If you're following what I'm saying, there are no rules in making a windbag cake other than you've got to bury windbags in a mousse-like cake. And even then, you can have your way with the filling. Some make a proper mousse, vanilla or chocolate (and hell, why not something fruity?). Some just use sweetened cream. Some folks break open a pudding packet and doctor it with extra whipped cream.
You can make it as simply or as elaborately as you see fit. Just don't forget the windbags!
Following is the list of elements I used to make up my particular version of this wonderful treat.
(1) For the cake: I used the cake recipe I used for my Boston Cream Pie hearts but baked it in a 9" springform, let it cool and cut it in half. The baking time will differ. This took 30-35 minutes to bake through. Find the recipe HERE.
(2) I used the pastry cream recipe from the same recipe for the filling of the cream puffs AND as the base of the mousse. Here's how I doctored both:
(a) For the cream puff filling: I whisked 1 cup of heavy cream to stiff peaks and folded it into the pastry cream. I used HALF of this mixture to fill the choux puffs (here's the link to the recipe again). Once filled (I poked a hole in the bottom of each, fit a large pastry bag with a smallish open tip and filled away).
(b) For the mousse, I kept the remaining half of lightened pastry cream on standby in the fridge. In the meantime, I chopped 8 ounces of bittersweet chocolate and placed in the bowl of a stand mixer fitted with the whisk attachment. I brought 1/2 cup of heavy cream to a light simmer and then poured the cream over the chocolate and allowed to sit for a minute to melt the chocolate. I started the mixer up and added 1/2 cup more heavy cream as the mixture whisked. As the mixture lightened and whipped up, I added the reserve pastry cream and continued whisking until the mixture reached a mousse like consistency.

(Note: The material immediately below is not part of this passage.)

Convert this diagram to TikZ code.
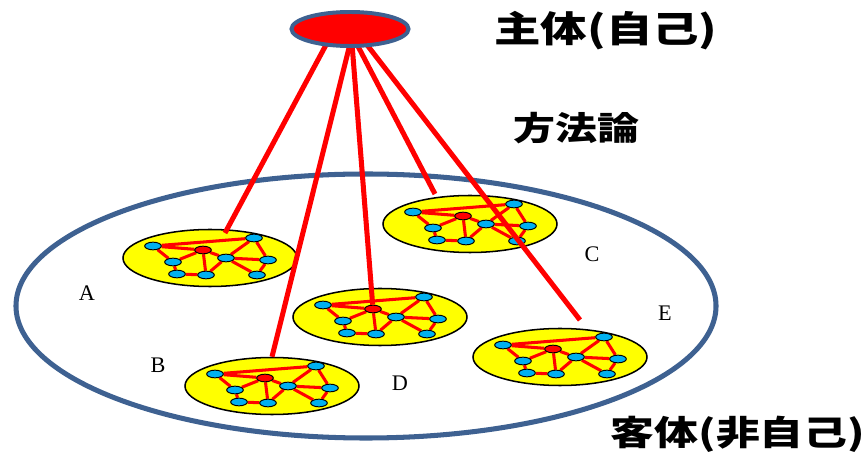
\documentclass[tikz,border=0pt]{standalone}
\usepackage{fontspec}
\setmainfont{Liberation Serif}
\newfontfamily\jp[FakeStretch=1.28]{Noto Sans CJK JP}
\usepackage{tikz}
\usetikzlibrary{backgrounds,shapes.geometric}
\definecolor{rim}{HTML}{3E6191}
\definecolor{hot}{HTML}{FF0000}
\definecolor{sun}{HTML}{FFFF00}
\definecolor{sky}{HTML}{00B0F0}
\pgfdeclarelayer{links}
\pgfdeclarelayer{top}
\pgfsetlayers{background,links,main,top}
\tikzset{
  ring/.style={ellipse,draw=black,line width=1.3pt,fill=sun,minimum width=5.22cm,minimum height=1.71cm,inner sep=0},
  dot/.style={ellipse,draw=black,line width=.8pt,fill=sky,minimum width=.5cm,minimum height=.23cm,inner sep=0},
  hub/.style={dot,fill=hot},
  wire/.style={draw=hot,line width=2.6pt},
  ray/.style={draw=hot,line width=4.3pt,shorten <=-4pt},
  tag/.style={font=\fontsize{19}{22}\selectfont},
  head/.style={font=\jp\bfseries\fontsize{31}{36}\selectfont},
  headsm/.style={font=\jp\bfseries\fontsize{28}{33}\selectfont}
}
% one yellow group with its small network
\newcommand{\cluster}[3]{%
  \begin{pgfonlayer}{background}
    \node[ring] (#1) at (#2,#3) {};
  \end{pgfonlayer}
  \node[hub] (#12) at (#2-7,#3-8) {};
  \foreach \k/\dx/\dy in {1/-57/-12,3/44/-20,4/-37/4,5/16/0,6/58/2,7/-33/16,8/-4/17,9/47/17}
    \node[dot] (#1\k) at (#2+\dx,#3+\dy) {};
  \begin{pgfonlayer}{links}
    \foreach \a/\b in {1/3,1/2,1/4,2/4,2/8,2/5,3/5,3/6,5/6,5/8,5/9,6/9,4/7,7/8}
      \draw[wire] (#1\a) -- (#1\b);
  \end{pgfonlayer}
}

\begin{document}
\begin{tikzpicture}[x=0.03cm,y=-0.03cm]
\useasboundingbox (0,0) rectangle (867,461);

\begin{pgfonlayer}{background}
  \node[ellipse,draw=rim,line width=4.3pt,minimum width=21cm,minimum height=7.92cm] (obj) at (366,306) {};
\end{pgfonlayer}

\cluster{A}{210}{258}
\cluster{B}{272}{386}
\cluster{C}{470}{224}
\cluster{D}{380}{317}
\cluster{E}{560}{357}

\begin{pgfonlayer}{top}
  \node[ellipse,draw=rim,line width=3.4pt,fill=hot,minimum width=3.51cm,minimum height=1.02cm] (subj) at (350,29) {};
\end{pgfonlayer}

\coordinate (Atip) at (225,233);
\coordinate (Ctip) at (435,194);
\coordinate (Etip) at (580,320);
\draw[ray] (subj.215) -- (Atip);
\draw[ray] (subj.267) -- (B.north);
\draw[ray] (subj.277) -- (D2);
\draw[ray] (subj.295) -- (Ctip);
\draw[ray] (subj.316) -- (Etip);

\node[tag] (la) at (87,293) {A};
\node[tag] (lb) at (158,365) {B};
\node[tag] (lc) at (592,254) {C};
\node[tag] (ld) at (400,383) {D};
\node[tag] (le) at (665,313) {E};

\node[head] (self) at (606,31) {主体(自己)};
\node[headsm] (method) at (576,128) {方法論};
\node[head,font=\jp\bfseries\fontsize{29.3}{34}\selectfont] (other) at (738,434) {客体(非自己)};
\end{tikzpicture}
\end{document}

(3) For the cream puff shells (the choux) I halved the recipe for choux that you can find HERE and piped them a little smaller than 1/2 dollar sized dollops, and baked for about 40 minutes or until they were deeply golden brown. You'll get about 22 puffs for filling.
(4) To assemble the cake, I placed half of the cake on the bottom of the springform.
(5) To finish, I made up a batch of ganache by finely chopping 6 ounces of bittersweet chocolate and placing it in a heatproof bowl. I brought 1/2 a cup of heavy cream to a light simmer and poured the cream over the chocolate and added 1 tablespoon of unsalted butter (room temperature) and 1 tablespoon corn syrup (optional). I allowed the mixture to rest, allowing the chocolate to melt, and whisked the mixture until it was smooth. I dipped the tops of my remaining cream puffs into the chocolate and set them aside to set in the fridge. I then spread the rest of the ganache on top of the cake, with the springform (or cake ring) still in place and then refrigerated the cake until the ganache was set. Remove the cake from the form. Place the set, chocolate covered cream puffs on top of the cake and serve to your favorite sweet loving windbags...or cream puffs.